The problem is that fans have taken such a sharp turn against Muschamp this season, especially following Florida’s loss to Vanderbilt – the first since 1988 and first at home since 1945 – that Foley’s “not the quote-unquote dreaded ‘vote of confidence,’” rather than achieve one of its intended effects – to calm the noise inside the program – has made fans start unjustifiably questioning Foley’s own leadership and hiring aptitude.

There is even the growing notion that Foley’s only football hires have been Zook and Muschamp – two so-called failures – while bringing in Meyer is being credited more and more each passing day to former Utah president Bernie Machen, who officially started his tenure at UF exactly one month after Meyer’s hiring became official.

CHOMPING: Let’s just take a moment and squash that notion. Meyer was one of the preeminent coaching names in college football and on everyone’s short list, at least those considering hiring a new head coach. There is no doubt that Machen helped convince Meyer to ultimately choose Florida as his destination, but that does not mean Foley had not decided Meyer was his man, nor that he would have been unable to lasso him on his own without Machen’s assistance.

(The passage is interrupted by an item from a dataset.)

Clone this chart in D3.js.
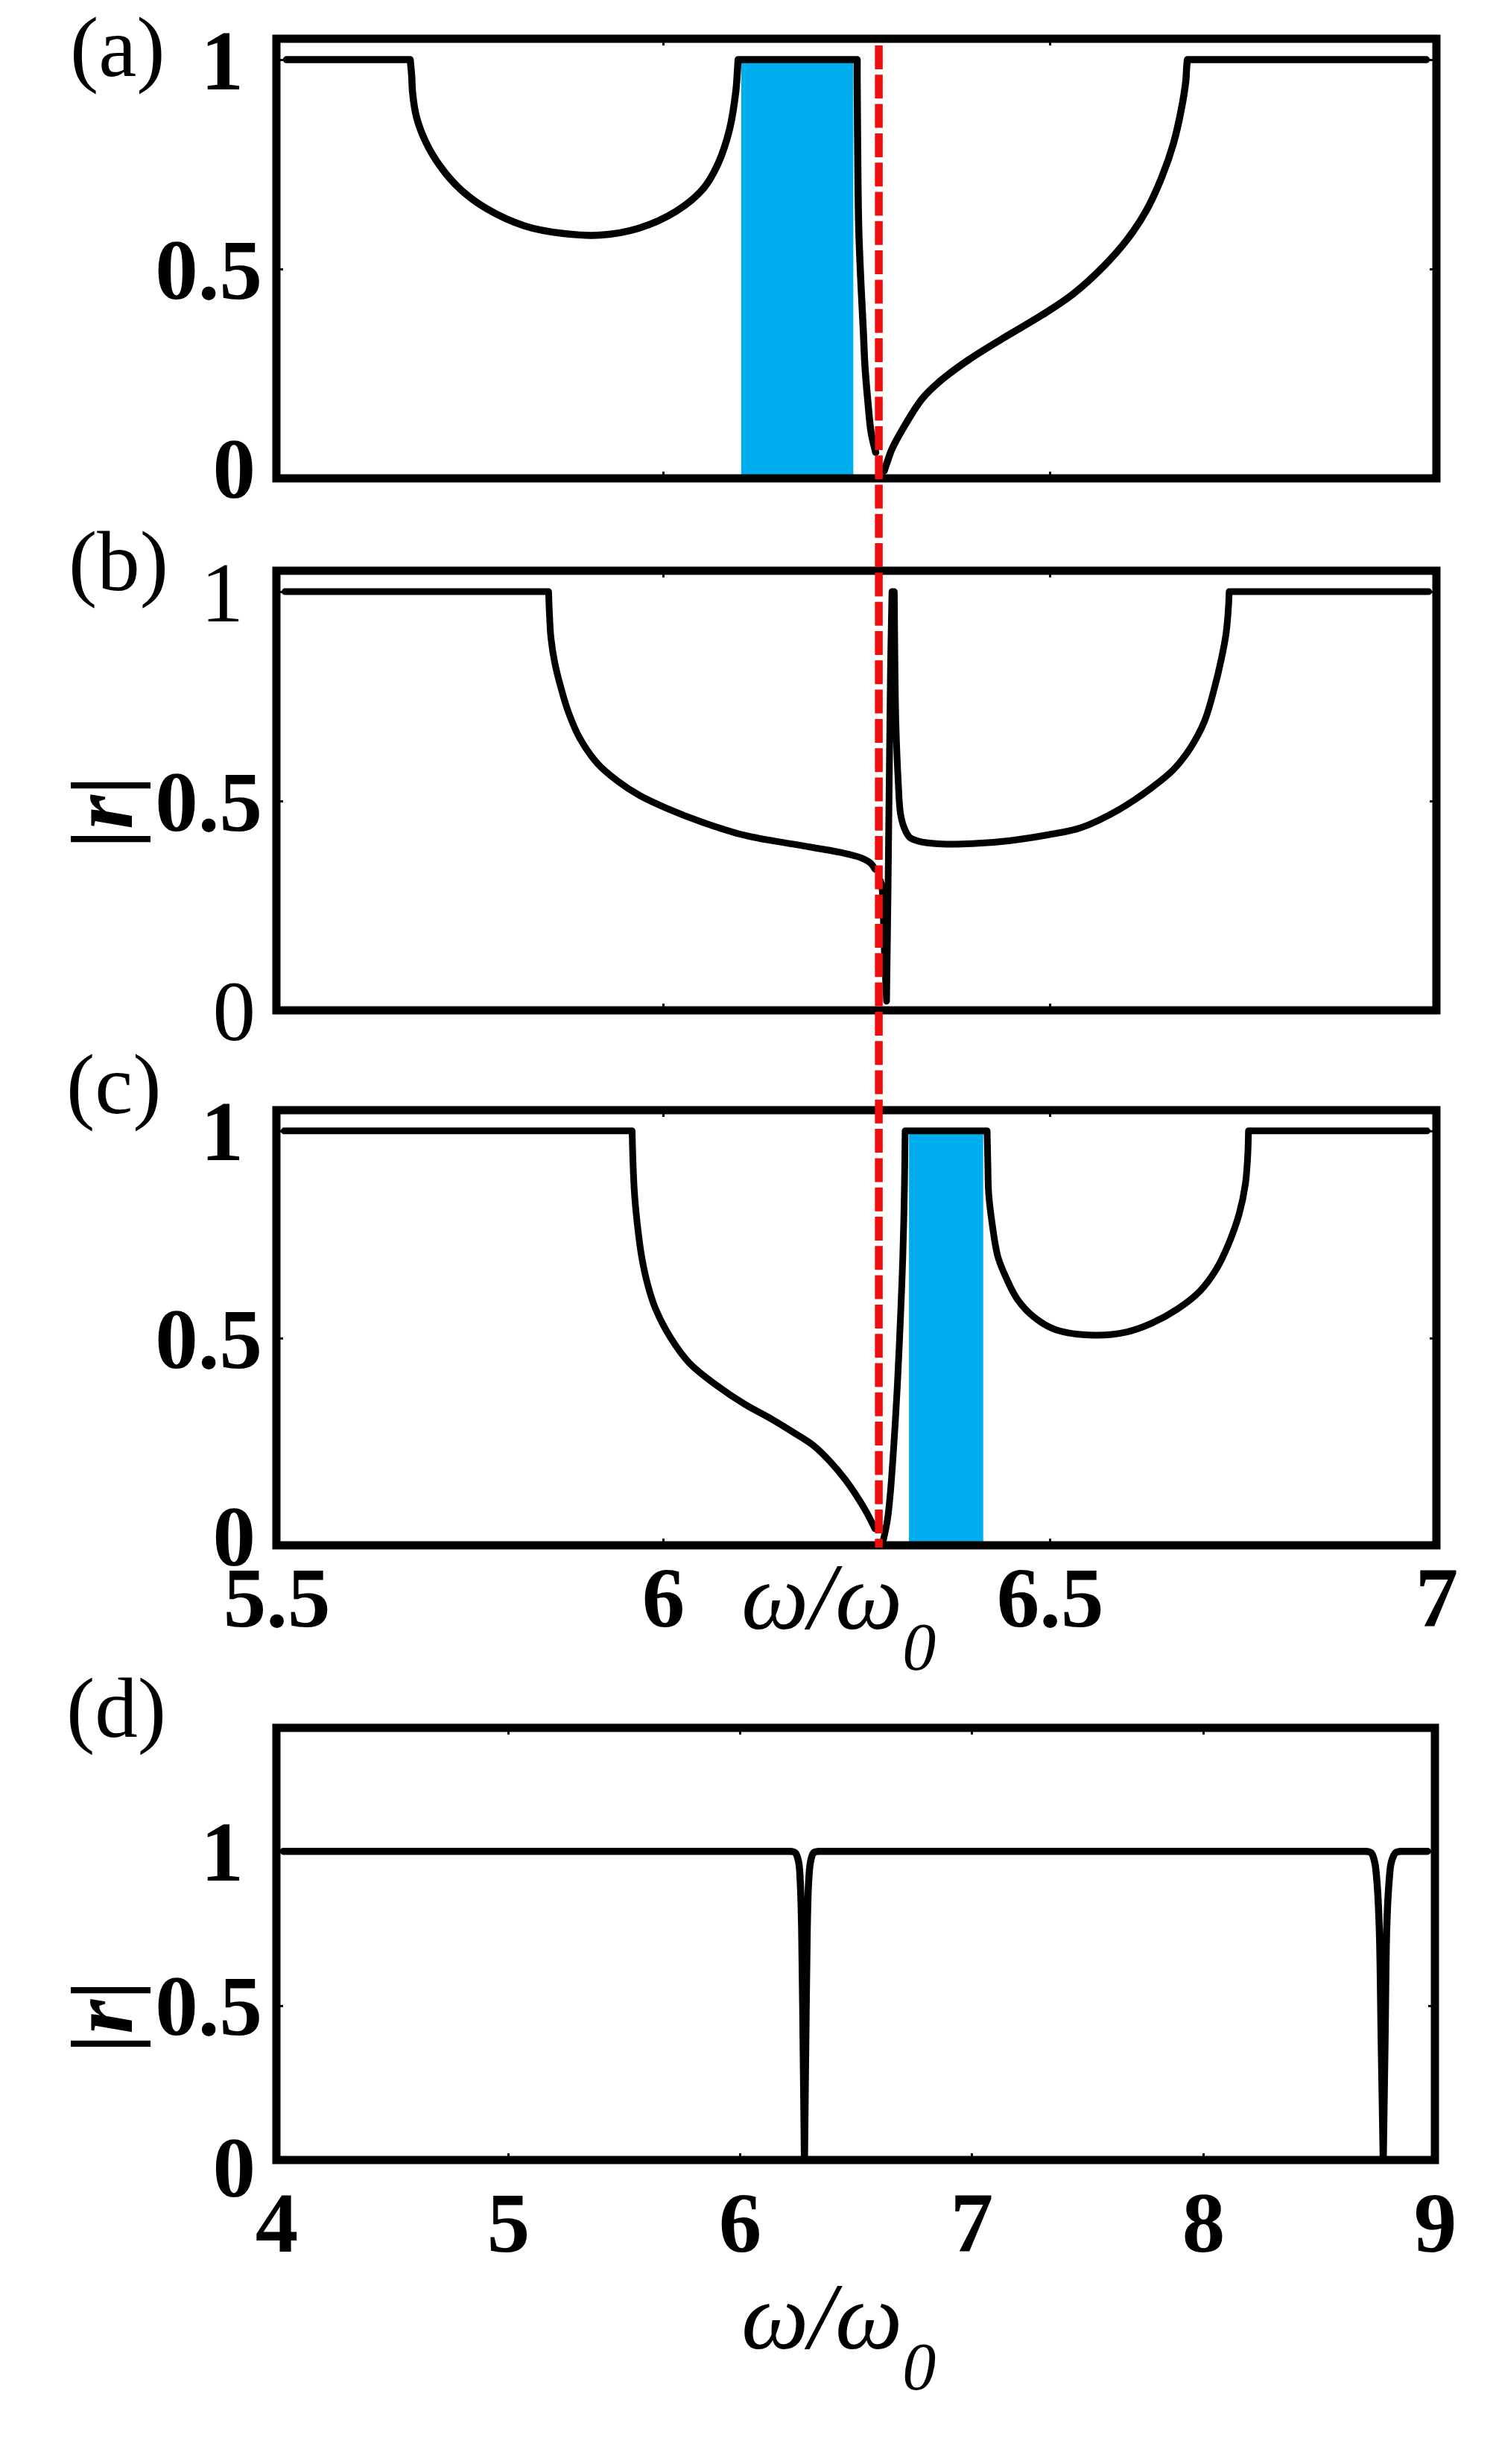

No matter what Foley has done for Florida’s athletic program as a whole – like serving as the unquestioned catalyst for head basketball coach Billy Donovan being hired, retained and him ultimately deciding to return – an athletic director’s legacy at an institution like UF is largely determined by how he manages his football program.

Foley has made some of the most brilliant hires in college sports history when it comes to basketball (as noted above), soccer, gymnastics, track & field, swimming, lacrosse – and the list goes on – but making the right decisions with the football program is what Gators fans, alumni and boosters care most about.

That’s why Foley’s statement – again, “not the quote-unquote dreaded ‘vote of confidence’” – was indeed much more than that.

A vote of confidence is usually a half-hearted attempt by an administrator to throw support behind an embattled head coach in an effort to get fans’ discontent, media-created hot seats and the like under some sort of control.

Foley went way beyond that. He linked his legacy at Florida to Muschamp’s success and has risked his reputation being tarnished – whether briefly or permanently – by his decision not just to hire Muschamp but back him with “a thousand percent” certainty.

He is an intelligent man and did not do this while unaware of the consequences.

Muschamp was not a hire made on a whim by Foley. He had a full year to vet candidates, poll references and make what he believed to be the right decision.

Unlike Meyer, one of a couple names on Foley’s list heading into the 2005 season, he claimed to have no list or decided back-up plan in 2011.

It was only Muschamp, No. 1 with a bullet.

“We will get better under Will Muschamp’s leadership,” Foley proclaimed Wednesday. “This is not the quote-unquote dreaded ‘vote of confidence.’ This is just how we all feel around here. We have a strong faith and a strong belief in his capabilities, his leadership skills, in his ability to evaluate what needs to be fixed.

“Go back a year ago: we’re 11-1 and beat four teams in the top 10 [in the regular season] and he was SEC Coach of the Year. I don’t think that was a fluke. I think coaching has a lot to do with that. We’ll stay the course here. We’ll get it right. We’re not going to let Gator fans down. We want the same thing they want.”

What Florida fans want are wins and titles, but they’ll probable settle for relevance in the near future. The Gators had that in 2012 but lost it as quickly as the injuries started piling up and the season began slipping away in 2013.

What Florida fans see in Muschamp is a coach who has only led his team to victory in 63 percent of its games under his stewardship, an average that will likely decline closer to 60 percent as UF will only be favored in one of its final three games of the season.

But no matter how much distrust there is for Muschamp right now, Foley deserves the benefit of the doubt. His words carry water, which is why he decided to make such a strong statement – “not the dreaded ‘vote of confidence’” – in the first place.

He has now officially stuck his neck out for Muschamp, twice as far as he did when he hired him in the first place.

Foley’s career will never be defined by this hiring – and it will certainly not be on the line if it fails – but his legacy is most certainly at stake. In that there is no question.